»»

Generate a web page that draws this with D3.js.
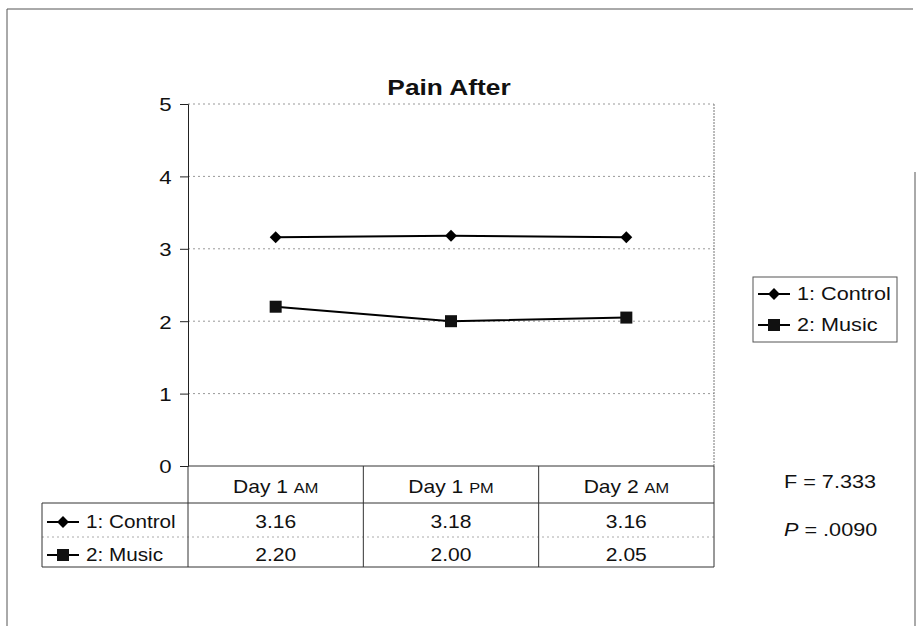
<!DOCTYPE html>
<html>
<head>
<meta charset="utf-8">
<script src="https://cdn.jsdelivr.net/npm/d3@7"></script>
<style>
  body { margin: 0; background: #fff; }
  text { font-family: "Liberation Sans", Arial, sans-serif; fill: #111; }
</style>
</head>
<body>
<script>
// data
let days = ["Day 1", "Day 1", "Day 2"];
let dayParts = ["AM", "PM", "AM"];
let seriesNames = ["1: Control", "2: Music"];
let controlValues = [3.16, 3.18, 3.16];
let musicValues = [2.20, 2.00, 2.05];
let yTicks = [0, 1, 2, 3, 4, 5];

let w = 917;
let h = 626;
let stretch = 1.17;     // scanned text is a bit wider than Arial

let svg = d3.select("body")
    .append("svg")
    .attr("width", w)
    .attr("height", h);

// text placed at an anchor, stretched horizontally
function addText(g, x, y, str, size, anchor) {
    return g.append("text")
        .attr("transform", "translate(" + x + "," + y + ") scale(" + stretch + ",1)")
        .attr("text-anchor", anchor || "start")
        .style("font-size", size + "px")
        .text(str);
}

// outer frame (as scanned)
svg.append("line").attr("x1", 7).attr("y1", 9).attr("x2", 913).attr("y2", 9)
    .attr("stroke", "#555").attr("stroke-width", 1);
svg.append("line").attr("x1", 7).attr("y1", 9).attr("x2", 7).attr("y2", 626)
    .attr("stroke", "#555").attr("stroke-width", 1);
svg.append("line").attr("x1", 915).attr("y1", 172).attr("x2", 915).attr("y2", 626)
    .attr("stroke", "#555").attr("stroke-width", 1);

/************** scales **************/
let plotLeft = 188, plotRight = 714, plotTop = 104, plotBottom = 466;
let xScale = d3.scaleBand()
    .domain(d3.range(days.length))
    .range([plotLeft, plotRight]);
let yScale = d3.scaleLinear()
    .domain([0, 5])
    .range([plotBottom, plotTop]);

// title
addText(svg, 449, 95, "Pain After", 22.5, "middle")
    .attr("font-weight", "bold");

// gridlines (dotted)
svg.selectAll("line.grid")
    .data(yTicks.filter(d => d > 0))
    .enter()
    .append("line")
    .attr("class", "grid")
    .attr("x1", plotLeft).attr("x2", plotRight)
    .attr("y1", d => yScale(d)).attr("y2", d => yScale(d))
    .attr("stroke", "#999")
    .attr("stroke-width", 1)
    .attr("stroke-dasharray", "2,3");

// right edge of plot area
svg.append("line")
    .attr("x1", plotRight).attr("x2", plotRight)
    .attr("y1", plotTop).attr("y2", plotBottom)
    .attr("stroke", "#777").attr("stroke-dasharray", "2,1");

// y axis
let yAxis = d3.axisLeft(yScale)
    .tickValues(yTicks)
    .tickSize(8)
    .tickFormat(d3.format("d"));
let gy = svg.append("g")
    .attr("transform", "translate(" + plotLeft + ",0)")
    .call(yAxis);
gy.select(".domain").attr("stroke", "#222");
gy.selectAll(".tick line").attr("stroke", "#222");
gy.selectAll(".tick text")
    .style("font-size", "19px")
    .style("font-family", "Liberation Sans, Arial, sans-serif")
    .attr("fill", "#111")
    .attr("x", -14)
    .attr("dy", "0.36em")
    .attr("transform", "scale(" + stretch + ",1)");

/************** data table **************/
let rowTop = plotBottom, row1 = 503, row2 = 537, rowEnd = 567, tableLeft = 42;
let tbl = svg.append("g").attr("stroke", "#333").attr("stroke-width", 1);
tbl.append("line").attr("x1", plotLeft).attr("x2", plotRight).attr("y1", rowTop).attr("y2", rowTop);
tbl.append("line").attr("x1", tableLeft).attr("x2", plotRight).attr("y1", row1).attr("y2", row1);
tbl.append("line").attr("x1", tableLeft).attr("x2", plotRight).attr("y1", row2).attr("y2", row2)
    .attr("stroke", "#aaa").attr("stroke-dasharray", "2,3");
tbl.append("line").attr("x1", tableLeft).attr("x2", plotRight).attr("y1", rowEnd).attr("y2", rowEnd);
tbl.append("line").attr("x1", tableLeft).attr("x2", tableLeft).attr("y1", row1).attr("y2", rowEnd);
tbl.append("line").attr("x1", plotLeft).attr("x2", plotLeft).attr("y1", plotBottom).attr("y2", rowEnd);
tbl.append("line").attr("x1", plotRight).attr("x2", plotRight).attr("y1", plotBottom).attr("y2", rowEnd);
tbl.selectAll("line.sep")
    .data(d3.range(1, days.length))
    .enter()
    .append("line")
    .attr("x1", d => xScale(d)).attr("x2", d => xScale(d))
    .attr("y1", rowTop).attr("y2", rowEnd);

// category header
days.forEach(function (d, i) {
    let t = addText(svg, xScale(i) + xScale.bandwidth() / 2, 493, "", 18, "middle");
    t.append("tspan").text(d + " ");
    t.append("tspan").style("font-size", "14px").text(dayParts[i]);
});

// value cells
let allSeries = [controlValues, musicValues];
let rowY = [528, 561];
allSeries.forEach(function (vals, s) {
    vals.forEach(function (v, i) {
        addText(svg, xScale(i) + xScale.bandwidth() / 2, rowY[s], v.toFixed(2), 18, "middle");
    });
});

/************** markers **************/
function marker(g, s, x, y) {
    if (s === 0) {
        g.append("path")
            .attr("d", d3.symbol().type(d3.symbolDiamond2).size(90)())
            .attr("transform", "translate(" + x + "," + y + ")")
            .attr("fill", "#000");
    } else {
        g.append("rect")
            .attr("x", x - 6).attr("y", y - 6)
            .attr("width", 12).attr("height", 12)
            .attr("fill", "#111");
    }
}

function legendKey(g, s, x, y) {
    g.append("line")
        .attr("x1", x - 16).attr("x2", x + 16)
        .attr("y1", y).attr("y2", y)
        .attr("stroke", "#000").attr("stroke-width", 2);
    marker(g, s, x, y);
}

// series lines
let line = d3.line()
    .x((d, i) => xScale(i) + xScale.bandwidth() / 2)
    .y(d => yScale(d));

allSeries.forEach(function (vals, s) {
    svg.append("path")
        .datum(vals)
        .attr("d", line)
        .attr("fill", "none")
        .attr("stroke", "#000")
        .attr("stroke-width", 2);
    let g = svg.append("g");
    vals.forEach(function (v, i) {
        marker(g, s, xScale(i) + xScale.bandwidth() / 2, yScale(v));
    });
});

// series keys in table
let keyG = svg.append("g");
seriesNames.forEach(function (name, s) {
    legendKey(keyG, s, 63, rowY[s] - 6);
    addText(keyG, 86, rowY[s], name, 17.7);
});

/************** legend **************/
let lg = svg.append("g");
lg.append("rect")
    .attr("x", 753).attr("y", 277)
    .attr("width", 144).attr("height", 65)
    .attr("fill", "none")
    .attr("stroke", "#555");
seriesNames.forEach(function (name, s) {
    let y = 300 + s * 31;
    legendKey(lg, s, 774, y - 6);
    addText(lg, 797, y, name, 18.5);
});

// statistics
addText(svg, 784, 488, "F = 7.333", 18.5);
let pt = addText(svg, 784, 536, "", 18.5);
pt.append("tspan").attr("font-style", "italic").text("P");
pt.append("tspan").text(" = .0090");
</script>
</body>
</html>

««

#### WHAT YOU NEED TO DO
Write out the lines from the start of the material to the line with "let yTicks = [0, 1, 2, 3, 4, 5];", inclusive and exactly. Skip the pictures.

#### TASK RESULT
Generate a web page that draws this with D3.js.
<!DOCTYPE html>
<html>
<head>
<meta charset="utf-8">
<script src="https://cdn.jsdelivr.net/npm/d3@7"></script>
<style>
  body { margin: 0; background: #fff; }
  text { font-family: "Liberation Sans", Arial, sans-serif; fill: #111; }
</style>
</head>
<body>
<script>
// data
let days = ["Day 1", "Day 1", "Day 2"];
let dayParts = ["AM", "PM", "AM"];
let seriesNames = ["1: Control", "2: Music"];
let controlValues = [3.16, 3.18, 3.16];
let musicValues = [2.20, 2.00, 2.05];
let yTicks = [0, 1, 2, 3, 4, 5];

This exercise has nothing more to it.